No software can protect your ears or your equipment 100%. There can be unexpected crashes, noise bursts etc. 

The only way to seriously protect yourself is to get a physical monitor controller in the chain. It is well worth the investment.


----------



## Dietz (Jul 7, 2019)

Tanuj Tiku said:


> The only way to seriously protect yourself is to get a physical monitor controller in the chain. It is well worth the investment.


^^^^^ This!


----------



## Rasmus Hartvig (Jul 7, 2019)

That sucks. Hope nothing got damaged for real!

Before I defected to Reaper, I used this on my master channel: https://www.kvraudio.com/product/ice9-automute-by-cerberus-audio

Works like a charm.


----------



## MisteR (Jul 7, 2019)

I second ice9. Always use it.


----------



## Gerhard Westphalen (Jul 7, 2019)

Tanuj Tiku said:


> No software can protect your ears or your equipment 100%. There can be unexpected crashes, noise bursts etc.
> 
> The only way to seriously protect yourself is to get a physical monitor controller in the chain. It is well worth the investment.


Amps can also malfunction so I suggest having either your amps or some sort of power switch within reach.


----------



## PaulBrimstone (Jul 7, 2019)

Looks like Ice9 is no longer available and Cerberus Audio appears defunct...


----------



## fiestared (Jul 7, 2019)

MrLinssi said:


> So this little thing happened: made music, all good, enabled a track in VEPro and BAM: over 40db of white noise just blasts though my speakers. My poor ears, my poor heart. Apparently this has also been an issue in the past with Cubase and VEPro. Does anyone know a plugin that instantly mutes everything when the signal goes past a set threshold? I'd love insert one in my master chain...

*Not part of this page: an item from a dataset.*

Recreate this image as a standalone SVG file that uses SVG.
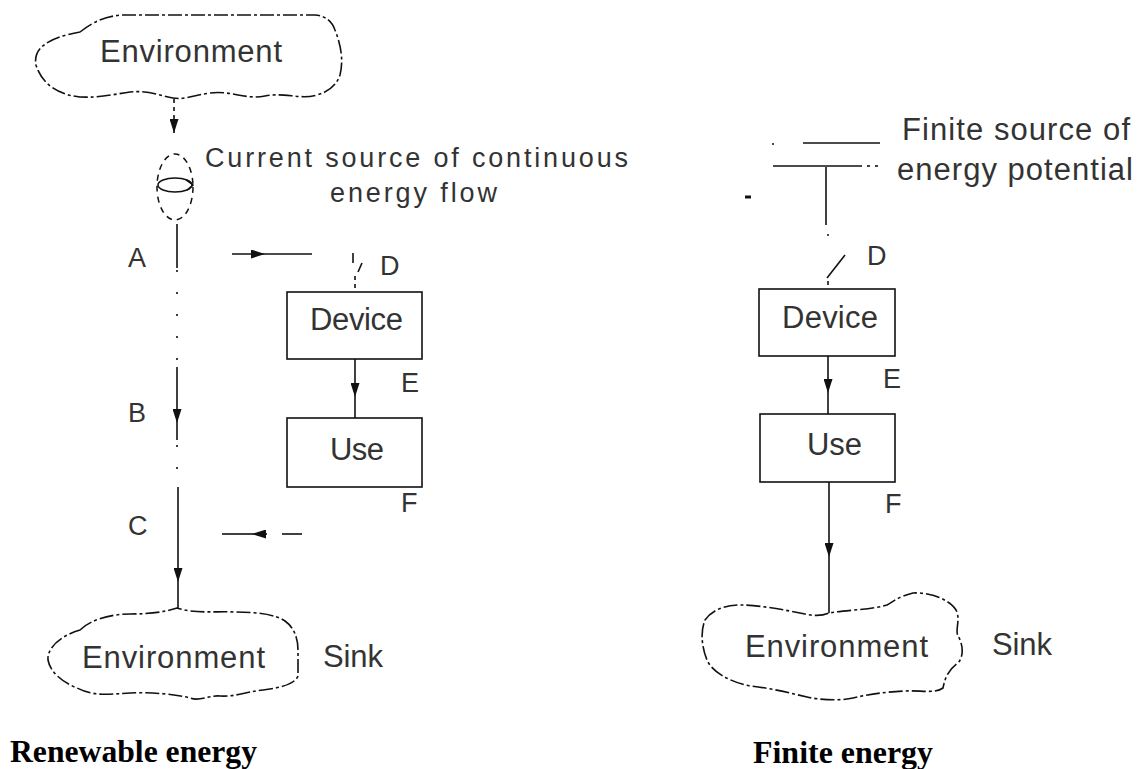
<svg xmlns="http://www.w3.org/2000/svg" width="1142" height="769" viewBox="0 0 1142 769">
  <style>
    .bg { fill: #ffffff; }
    .cloud { fill: none; stroke: #111; stroke-width: 1.6; stroke-dasharray: 14 3 3 3; stroke-linejoin: round; }
    .box { fill: none; stroke: #111; stroke-width: 1.6; }
    .ln { fill: none; stroke: #111; stroke-width: 1.6; }
    .dot { fill: none; stroke: #111; stroke-width: 1.6; stroke-dasharray: 2 20; }
    .dsh { fill: none; stroke: #111; stroke-width: 1.6; stroke-dasharray: 4 4; }
    .lbl { font-family: "Liberation Sans", Arial, sans-serif; font-size: 31px; fill: #333; }
    .sm { font-family: "Liberation Sans", Arial, sans-serif; font-size: 27px; fill: #333; }
    .ltr { font-family: "Liberation Sans", Arial, sans-serif; font-size: 27px; fill: #333; }
    .title { font-family: "Liberation Serif", "Times New Roman", serif; font-size: 31px; font-weight: bold; fill: #000; }
  </style>
  <defs>
    <marker id="ah" viewBox="0 0 14 9" refX="14" refY="4.5" markerWidth="14" markerHeight="9" markerUnits="userSpaceOnUse" orient="auto">
      <path d="M0,0 L14,4.5 L0,9 Z" fill="#111"/>
    </marker>
  </defs>
  <rect class="bg" x="0" y="0" width="1142" height="769"/>

  <!-- ===== Renewable energy (left) ===== -->
  <g id="env-top">
    <path class="cloud" d="M 80 32 C 95 20, 110 15, 125 15 L 315 15 Q 330 16, 335 30 Q 345 55, 340 75 Q 335 90, 317 95 C 300 100, 285 92, 265 96 C 245 100, 230 90, 210 93 C 195 95, 185 100, 173 98 C 160 96, 150 90, 130 92 C 115 94, 100 98, 80 97 C 60 95, 42 85, 36 65 C 33 50, 45 38, 80 32 Z"/>
    <text class="lbl" x="100" y="62" textLength="182" lengthAdjust="spacing">Environment</text>
  </g>

  <g id="source-continuous">
    <ellipse cx="175" cy="187" rx="18" ry="33" fill="none" stroke="#111" stroke-width="1.5" stroke-dasharray="6 5"/>
    <ellipse cx="175" cy="185" rx="17" ry="7" fill="none" stroke="#111" stroke-width="1.5"/>
    <polyline points="186,180 193,185 187,190" fill="none" stroke="#111" stroke-width="1.5"/>
    <text class="sm" x="205" y="167" textLength="423" lengthAdjust="spacing">Current source of continuous</text>
    <text class="sm" x="330" y="202" textLength="167" lengthAdjust="spacing">energy flow</text>
  </g>

  <g id="device-left">
    <rect class="box" x="287" y="292" width="135" height="67"/>
    <text class="lbl" x="310" y="330" textLength="93" lengthAdjust="spacing">Device</text>
  </g>

  <g id="use-left">
    <rect class="box" x="287" y="418" width="135" height="69"/>
    <text class="lbl" x="330" y="460" textLength="54" lengthAdjust="spacing">Use</text>
  </g>

  <g id="env-sink-left">
    <path class="cloud" d="M 80 630 C 90 620, 110 614, 130 614 C 150 614, 165 612, 177 608 C 195 614, 215 611, 235 612 C 255 612, 275 614, 285 621 C 295 628, 298 640, 298 650 L 298 676 C 295 684, 280 688, 263 690 C 245 692, 235 697, 220 696 C 208 695, 200 702, 190 698 C 175 694, 150 692, 130 693 C 110 694, 95 697, 77 688 C 62 682, 50 672, 48 660 C 47 648, 60 636, 80 630 Z"/>
    <text class="lbl" x="82" y="668" textLength="183" lengthAdjust="spacing">Environment</text>
    <text class="lbl" x="323" y="667" textLength="60" lengthAdjust="spacing">Sink</text>
  </g>

  <g id="labels-left">
    <text class="ltr" x="128" y="267">A</text>
    <text class="ltr" x="128" y="422">B</text>
    <text class="ltr" x="128" y="535">C</text>
    <text class="ltr" x="380" y="275">D</text>
    <text class="ltr" x="401" y="392">E</text>
    <text class="ltr" x="401" y="512">F</text>
  </g>

  <!-- ===== Finite energy (right) ===== -->
  <g id="finite-source">
    <line class="ln" x1="803" y1="143" x2="880" y2="143"/>
    <line class="ln" x1="773" y1="166" x2="862" y2="166"/>
    <line class="ln" x1="867" y1="166" x2="870" y2="166"/>
    <line class="ln" x1="875" y1="166" x2="878" y2="166"/>
    <circle cx="773" cy="144" r="1" fill="#111"/>
    <line x1="745" y1="197" x2="751" y2="197" stroke="#111" stroke-width="3"/>
    <text class="lbl" x="902" y="140" textLength="228" lengthAdjust="spacing">Finite source of</text>
    <text class="lbl" x="897" y="180" textLength="236" lengthAdjust="spacing">energy potential</text>
  </g>

  <g id="device-right">
    <rect class="box" x="759" y="289" width="136" height="67"/>
    <text class="lbl" x="782" y="328" textLength="96" lengthAdjust="spacing">Device</text>
  </g>

  <g id="use-right">
    <rect class="box" x="760" y="414" width="135" height="68"/>
    <text class="lbl" x="807" y="455" textLength="55" lengthAdjust="spacing">Use</text>
  </g>

  <g id="env-sink-right">
    <path class="cloud" d="M 705 620 C 712 610, 725 605, 740 605 C 760 605, 785 610, 805 614 C 815 616, 822 616, 829 613 C 845 610, 870 610, 887 605 C 893 602, 897 597, 913 593 C 930 592, 952 600, 957 612 C 960 622, 955 630, 958 636 C 962 642, 965 655, 958 663 C 948 670, 945 678, 943 688 C 935 694, 920 690, 905 691 C 885 692, 870 694, 853 698 C 840 701, 820 700, 807 697 C 790 693, 770 688, 750 686 C 730 682, 712 672, 707 660 C 702 648, 700 632, 705 620 Z"/>
    <text class="lbl" x="745" y="657" textLength="183" lengthAdjust="spacing">Environment</text>
    <text class="lbl" x="992" y="655" textLength="60" lengthAdjust="spacing">Sink</text>
  </g>

  <g id="labels-right">
    <text class="ltr" x="867" y="265">D</text>
    <text class="ltr" x="883" y="388">E</text>
    <text class="ltr" x="885" y="513">F</text>
  </g>

  <!-- ===== Connectors ===== -->
  <g id="connectors">
    <!-- left column -->
    <path class="dsh" d="M174 99 V120"/>
    <path class="ln" d="M174 120 V133" marker-end="url(#ah)"/>
    <path class="ln" d="M177 224 V268"/>
    <path class="dot" d="M177 270 V367"/>
    <path class="ln" d="M177 367 V423" marker-end="url(#ah)"/>
    <path class="ln" d="M177 423 V440"/>
    <path class="dot" d="M177 445 V487"/>
    <path class="ln" d="M178 487 V582" marker-end="url(#ah)"/>
    <path class="ln" d="M178 582 V608"/>
    <!-- A : to device -->
    <path class="ln" d="M232 254 H265" marker-end="url(#ah)"/>
    <path class="ln" d="M265 254 H312"/>
    <path class="ln" d="M353 253 V263"/>
    <path class="ln" d="M362 263 L358 272"/>
    <path class="dsh" d="M355 276 V292"/>
    <!-- E : device to use -->
    <path class="ln" d="M355 359 V397" marker-end="url(#ah)"/>
    <path class="ln" d="M355 397 V418"/>
    <!-- C : return to main flow -->
    <path class="ln" d="M267 534 H252" marker-end="url(#ah)"/>
    <path class="ln" d="M252 534 H222"/>
    <path class="ln" d="M282 534 H302"/>

    <!-- right column -->
    <path class="ln" d="M826 167 V225"/>
    <circle cx="828" cy="235" r="1" fill="#111"/>
    <path class="ln" d="M845 255 L827 278"/>
    <path class="dsh" d="M828 281 V289"/>
    <path class="ln" d="M828 356 V393" marker-end="url(#ah)"/>
    <path class="ln" d="M828 393 V414"/>
    <path class="ln" d="M829 482 V557" marker-end="url(#ah)"/>
    <path class="ln" d="M829 557 V613"/>
  </g>

  <g id="titles">
    <text class="title" x="10" y="762" textLength="247" lengthAdjust="spacingAndGlyphs">Renewable energy</text>
    <text class="title" x="753" y="763" textLength="180" lengthAdjust="spacingAndGlyphs">Finite energy</text>
  </g>
</svg>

What I would do now is put my ears on rest for 2 or 3 days, I had the same problem and this is what I did. And I must say that in my everyday life I never go outside my home without some protection in my ears !


----------



## J-M (Jul 7, 2019)

PaulBrimstone said:


> Looks like Ice9 is no longer available and Cerberus Audio appears defunct...



Damn. It would have been better than nothing. Tried searching for it, found nada.


----------



## JEPA (Jul 7, 2019)

Nugen Audio SigMod






Protect speakers, ears & sanity

Insert the Protect unit across your output bus and this safety module will automatically cut in to prevent bursts of noise or feedback howls due to system errors, saving both your nerves and your speakers. Manual or auto reset options give you the level of protection you need - a real gift when working with headphones!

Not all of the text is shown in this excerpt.